[Start of DATA]

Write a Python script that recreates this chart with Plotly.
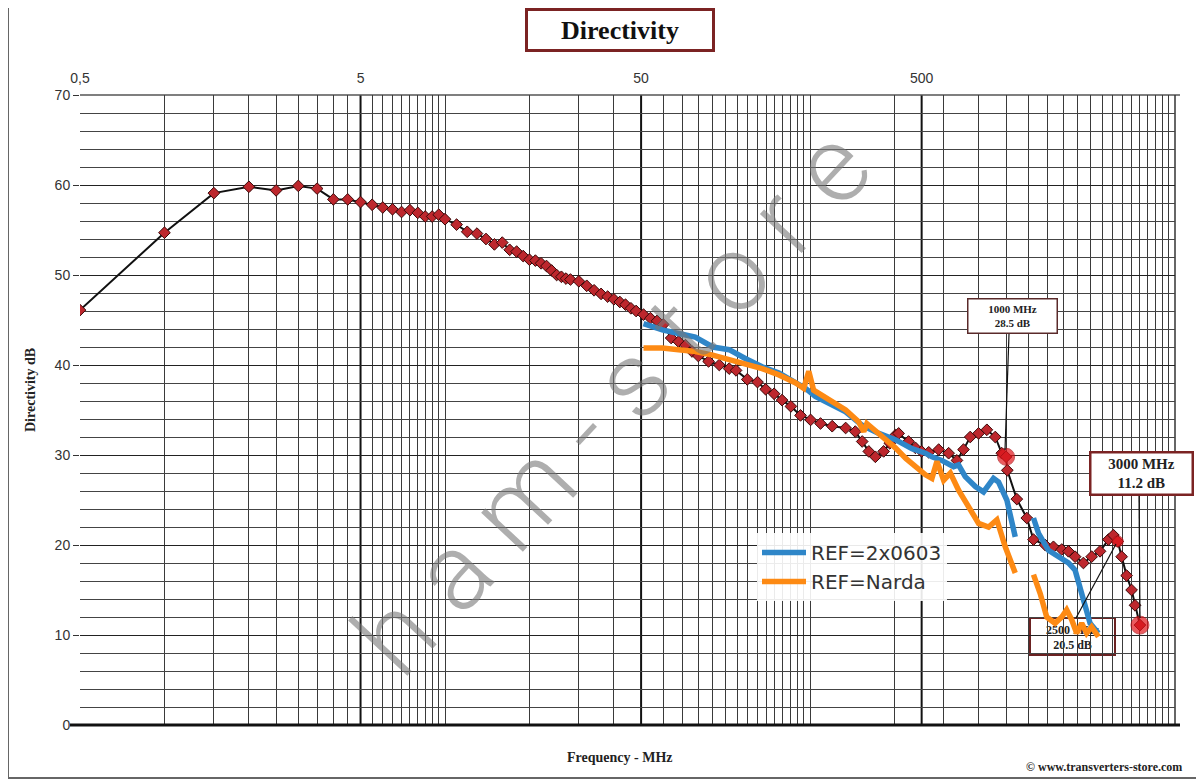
import math
import plotly.graph_objects as go

# ---------------- data ----------------
freq_main = [0.5, 1, 1.5, 2, 2.5, 3, 3.5, 4, 4.5, 5, 5.5, 6, 6.5, 7, 7.5, 8, 8.5, 9, 9.5, 10,
             11, 12, 13, 14, 15, 16, 17, 18, 19, 20, 21, 22, 23, 24, 25, 26, 27, 28, 30, 32,
             34, 36, 38, 40, 42, 44, 46, 48, 51, 54, 57, 60, 64, 68, 72, 76, 80, 87, 95, 103,
             109, 119.5, 130, 139, 149, 159, 171, 185, 201, 218, 240, 268, 290, 307, 324, 342,
             366, 385, 403, 414, 449, 475, 500, 530, 575, 624, 668, 705, 745, 798, 854, 915,
             965, 1000, 1010, 1092, 1185, 1252, 1378, 1475, 1579, 1668, 1762, 1886, 2018, 2162,
             2315, 2412, 2500, 2582, 2689, 2801, 2881, 3000]
dir_main = [46.1, 54.7, 59.1, 59.8, 59.4, 59.9, 59.6, 58.4, 58.4, 58.1, 57.8, 57.5, 57.3, 57.0,
            57.2, 56.9, 56.5, 56.5, 56.7, 56.2, 55.6, 54.8, 54.6, 54.0, 53.4, 53.6, 52.8, 52.6,
            52.1, 51.7, 51.6, 51.3, 51.0, 50.5, 50.0, 49.8, 49.6, 49.5, 49.3, 48.8, 48.3, 47.9,
            47.6, 47.3, 47.0, 46.7, 46.3, 46.0, 45.6, 45.2, 44.9, 44.5, 43.0, 42.6, 42.2, 41.5,
            41.0, 40.4, 40.0, 39.6, 39.4, 38.4, 38.1, 37.3, 36.8, 36.1, 35.4, 34.4, 33.9, 33.5,
            33.2, 33.0, 32.6, 31.5, 30.4, 29.8, 30.4, 31.3, 32.2, 32.4, 31.5, 30.8, 30.4, 30.3,
            30.6, 30.2, 29.4, 30.6, 32.0, 32.4, 32.8, 32.0, 30.2, 29.8, 28.3, 25.1, 23.0, 20.6,
            20.0, 19.8, 19.5, 19.3, 18.7, 18.0, 18.7, 19.3, 20.6, 21.1, 20.4, 18.7, 16.6, 15.0,
            13.3, 11.1]

freq_2x0603 = [51, 59.5, 68, 78, 90, 103, 118, 135, 155, 178, 193, 209, 233, 268, 307, 352, 403,
               462, 516, 544, 590, 650, 677, 715, 777, 831, 902, 940, 1006, 1078, 1160,
               1252, 1305, 1416, 1536, 1668, 1762, 1835, 1912, 1992, 2133]
dir_2x0603 = [44.6, 43.9, 43.5, 43.1, 42.0, 41.7, 40.7, 39.8, 39.1, 38.1, 37.4, 36.5, 35.7, 34.8,
              33.3, 32.4, 31.7, 30.7, 30.2, 29.8, 29.4, 28.7, 28.9, 27.6, 26.5, 25.9, 27.4, 27.0,
              25.0, 20.9, None,
              23.0, 21.3, 19.4, 18.7, 18.0, 17.2, 15.4, 13.1, 11.3, 10.2]

freq_narda = [51, 59.5, 68, 78, 90, 103, 118, 135, 155, 178, 190, 198, 206, 233, 268, 298, 311,
              319, 352, 403, 440, 475, 516, 544, 567, 599, 633, 677, 735, 798, 866, 927, 993,
              1078, 1160,
              1252, 1323, 1396, 1495, 1579, 1644, 1713, 1785, 1860, 1937, 2018, 2133]
dir_narda = [41.9, 41.9, 41.7, 41.5, 41.1, 40.6, 40.2, 39.6, 38.9, 38.0, 37.4, 39.3, 37.2, 36.1,
             35.0, 33.7, 32.6, 33.5, 32.4, 30.8, 29.6, 28.7, 27.8, 27.4, 29.3, 27.2, 28.0, 26.1,
             24.3, 22.4, 22.0, 22.8, 19.8, 16.9, None,
             16.7, 14.6, 12.0, 11.3, 12.0, 12.8, 11.7, 10.2, 11.3, 10.2, 10.9, 9.8]

highlight_freqs = [1000, 2500, 3000]
highlight_sizes = [17, 11, 18]

x_tick_vals = [0.5, 5, 50, 500]
x_tick_text = ["0,5", "5", "50", "500"]
y_tick_vals = [0, 10, 20, 30, 40, 50, 60, 70]

x_minor_grid = [1, 1.5, 2, 2.5, 3, 3.5, 4, 4.5,
                5.5, 6, 6.5, 7, 7.5, 8, 8.5, 9, 9.5, 10, 20, 30, 40,
                60, 70, 80, 90, 100, 110, 120, 130, 140, 150, 160, 170, 180, 190, 200, 400,
                600, 800, 1000, 1200, 1400, 1600, 1800, 2000, 2200, 2400, 2600, 2800, 3000,
                3200, 3400, 3600, 3800]
x_major_grid = [5, 50, 500]

X_MIN, X_MAX = 0.5, 4000

# ---------------- geometry helpers (reference pixel -> paper) ----------------
OFF = 8                      # page body margin added by the browser
W, H = 1204 - OFF, 782 - OFF
L, R, T, B = 80, 1175, 95, 725   # plot area in reference pixels


def px(xp):
    return (xp - L) / (R - L)


def py(yp):
    return (B - yp) / (B - T)


def fx(f):
    return (math.log10(f) - math.log10(X_MIN)) / (math.log10(X_MAX) - math.log10(X_MIN))


hl_dir = [dir_main[freq_main.index(f)] for f in highlight_freqs]

fig = go.Figure()

fig.add_trace(go.Scatter(
    x=freq_main, y=dir_main, mode="lines+markers", showlegend=False,
    line=dict(color="#111111", width=2),
    marker=dict(symbol="diamond", size=9, color="#bd272d",
                line=dict(color="#3a0808", width=1)),
))
fig.add_trace(go.Scatter(
    x=highlight_freqs, y=hl_dir, mode="markers", showlegend=False,
    marker=dict(symbol="circle", size=highlight_sizes, color="#e3161c",
                line=dict(color="#b01015", width=1)),
))
fig.add_trace(go.Scatter(
    x=freq_2x0603, y=dir_2x0603, mode="lines", name="REF=2x0603",
    line=dict(color="#2f86c8", width=5.5), connectgaps=False,
))
fig.add_trace(go.Scatter(
    x=freq_narda, y=dir_narda, mode="lines", name="REF=Narda",
    line=dict(color="#fd8a14", width=5.5), connectgaps=False,
))

shapes = []
for f in x_major_grid:
    shapes.append(dict(type="line", xref="paper", yref="paper", x0=fx(f), x1=fx(f),
                       y0=0, y1=1, line=dict(color="#111111", width=2), layer="below"))
# frame of plot area
shapes.append(dict(type="line", xref="paper", yref="paper", x0=px(70), x1=px(1180), y0=0, y1=0,
                   line=dict(color="#111111", width=3)))
shapes.append(dict(type="line", xref="paper", yref="paper", x0=0, x1=px(1180), y0=1, y1=1,
                   line=dict(color="#555555", width=1.5), layer="below"))
shapes.append(dict(type="line", xref="paper", yref="paper", x0=1, x1=1, y0=0, y1=1,
                   line=dict(color="#333333", width=1.5), layer="below"))
# outer frame
shapes.append(dict(type="rect", xref="paper", yref="paper", x0=px(8), x1=px(1197),
                   y0=py(778), y1=py(5), line=dict(color="#666666", width=2)))
# 2500 MHz box below traces
shapes.append(dict(type="rect", xref="paper", yref="paper", x0=px(1030), x1=px(1115),
                   y0=py(655), y1=py(618), fillcolor="white",
                   line=dict(color="#6b2222", width=2), layer="between",
                   label=dict(text="<b>2500 MHz<br>20.5 dB</b>",
                              font=dict(family="Liberation Serif", size=12, color="#222"))))
# leader lines
shapes.append(dict(type="line", xref="paper", yref="paper", x0=px(1009), x1=px(1005),
                   y0=py(334), y1=py(450), line=dict(color="#111111", width=1.2)))
shapes.append(dict(type="line", xref="paper", yref="paper", x0=px(1139), x1=px(1140),
                   y0=py(494), y1=py(618), line=dict(color="#111111", width=1.2)))
shapes.append(dict(type="line", xref="paper", yref="paper", x0=px(1076), x1=px(1116),
                   y0=py(618), y1=py(544), line=dict(color="#111111", width=1.2)))

A = dict(xref="paper", yref="paper", showarrow=False, xanchor="center", yanchor="middle")
annotations = [
    dict(A, text="<b>Directivity</b>", x=px(620), y=py(30),
         font=dict(family="Liberation Serif", size=26, color="#111"),
         bordercolor="#7b2323", borderwidth=3, borderpad=4, bgcolor="white",
         width=176, height=30),
    dict(A, text="<b>1000 MHz<br>28.5 dB</b>", x=px(1012), y=py(315.5),
         font=dict(family="Liberation Serif", size=11, color="#222"),
         bordercolor="#5a2a2a", borderwidth=1.5, borderpad=2, bgcolor="white",
         width=84, height=29),
    dict(A, text="<b>3000 MHz<br>11.2 dB</b>", x=px(1141), y=py(473),
         font=dict(family="Liberation Serif", size=15, color="#222"),
         bordercolor="#7b2323", borderwidth=2.5, borderpad=3, bgcolor="white",
         width=94, height=34),
    dict(A, text="<b>Frequency - MHz</b>", x=px(620), y=py(757),
         font=dict(family="Liberation Serif", size=14, color="#222")),
    dict(A, text="<b>Directivity dB</b>", x=px(30), y=py(390), textangle=-90,
         font=dict(family="Liberation Serif", size=14, color="#222")),
    dict(A, text="© www.transverters-store.com", x=px(1184), y=py(767), xanchor="right",
         font=dict(family="Liberation Serif", size=12, color="#222", weight="bold")),
    dict(A, text="h a m - s t o r e", x=px(612), y=py(402), textangle=-47,
         font=dict(family="Roboto", size=108, color="rgba(120,120,120,0.6)", weight=300)),
]

fig.update_layout(
    width=W, height=H,
    margin=dict(l=L - OFF, r=(W + OFF) - R, t=T - OFF, b=(H + OFF) - B),
    paper_bgcolor="white", plot_bgcolor="white",
    shapes=shapes, annotations=annotations,
    legend=dict(x=px(757), y=py(533), xanchor="left", yanchor="top",
                bgcolor="rgba(255,255,255,0.9)", borderwidth=0,
                font=dict(family="DejaVu Sans", size=20, color="#333"),
                itemwidth=44, tracegroupgap=2),
    xaxis=dict(type="log", range=[math.log10(X_MIN), math.log10(X_MAX)], side="top",
               tickmode="array", tickvals=x_tick_vals, ticktext=x_tick_text,
               showgrid=False, zeroline=False, showline=False, ticks="",
               ticklabelstandoff=8,
               tickfont=dict(family="Liberation Sans", size=14, color="#333"),
               minor=dict(tickmode="array", tickvals=x_minor_grid, showgrid=True,
                          gridcolor="#3a3a3a", gridwidth=1, ticks="")),
    yaxis=dict(range=[0, 70], tickmode="array", tickvals=y_tick_vals,
               showgrid=True, gridcolor="#222222", gridwidth=1.4, zeroline=False,
               showline=False, ticks="outside", ticklen=6, tickcolor="#333",
               tickfont=dict(family="Liberation Sans", size=14, color="#333"),
               minor=dict(dtick=2, showgrid=True, gridcolor="#444444", gridwidth=1, ticks="")),
)

fig.write_html("out.html")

[End of DATA]

TASK DIRECTIONS: Leave out any pictures and return exactly the lines from the beginning of the data through the line with "23.0, 21.3, 19.4, 18.7, 18.0, 17.2, 15.4, 13.1, 11.3, 10.2]", inclusive.

ANSWER TO THE PROBLEM:
Write a Python script that recreates this chart with Plotly.
import math
import plotly.graph_objects as go

# ---------------- data ----------------
freq_main = [0.5, 1, 1.5, 2, 2.5, 3, 3.5, 4, 4.5, 5, 5.5, 6, 6.5, 7, 7.5, 8, 8.5, 9, 9.5, 10,
             11, 12, 13, 14, 15, 16, 17, 18, 19, 20, 21, 22, 23, 24, 25, 26, 27, 28, 30, 32,
             34, 36, 38, 40, 42, 44, 46, 48, 51, 54, 57, 60, 64, 68, 72, 76, 80, 87, 95, 103,
             109, 119.5, 130, 139, 149, 159, 171, 185, 201, 218, 240, 268, 290, 307, 324, 342,
             366, 385, 403, 414, 449, 475, 500, 530, 575, 624, 668, 705, 745, 798, 854, 915,
             965, 1000, 1010, 1092, 1185, 1252, 1378, 1475, 1579, 1668, 1762, 1886, 2018, 2162,
             2315, 2412, 2500, 2582, 2689, 2801, 2881, 3000]
dir_main = [46.1, 54.7, 59.1, 59.8, 59.4, 59.9, 59.6, 58.4, 58.4, 58.1, 57.8, 57.5, 57.3, 57.0,
            57.2, 56.9, 56.5, 56.5, 56.7, 56.2, 55.6, 54.8, 54.6, 54.0, 53.4, 53.6, 52.8, 52.6,
            52.1, 51.7, 51.6, 51.3, 51.0, 50.5, 50.0, 49.8, 49.6, 49.5, 49.3, 48.8, 48.3, 47.9,
            47.6, 47.3, 47.0, 46.7, 46.3, 46.0, 45.6, 45.2, 44.9, 44.5, 43.0, 42.6, 42.2, 41.5,
            41.0, 40.4, 40.0, 39.6, 39.4, 38.4, 38.1, 37.3, 36.8, 36.1, 35.4, 34.4, 33.9, 33.5,
            33.2, 33.0, 32.6, 31.5, 30.4, 29.8, 30.4, 31.3, 32.2, 32.4, 31.5, 30.8, 30.4, 30.3,
            30.6, 30.2, 29.4, 30.6, 32.0, 32.4, 32.8, 32.0, 30.2, 29.8, 28.3, 25.1, 23.0, 20.6,
            20.0, 19.8, 19.5, 19.3, 18.7, 18.0, 18.7, 19.3, 20.6, 21.1, 20.4, 18.7, 16.6, 15.0,
            13.3, 11.1]

freq_2x0603 = [51, 59.5, 68, 78, 90, 103, 118, 135, 155, 178, 193, 209, 233, 268, 307, 352, 403,
               462, 516, 544, 590, 650, 677, 715, 777, 831, 902, 940, 1006, 1078, 1160,
               1252, 1305, 1416, 1536, 1668, 1762, 1835, 1912, 1992, 2133]
dir_2x0603 = [44.6, 43.9, 43.5, 43.1, 42.0, 41.7, 40.7, 39.8, 39.1, 38.1, 37.4, 36.5, 35.7, 34.8,
              33.3, 32.4, 31.7, 30.7, 30.2, 29.8, 29.4, 28.7, 28.9, 27.6, 26.5, 25.9, 27.4, 27.0,
              25.0, 20.9, None,
              23.0, 21.3, 19.4, 18.7, 18.0, 17.2, 15.4, 13.1, 11.3, 10.2]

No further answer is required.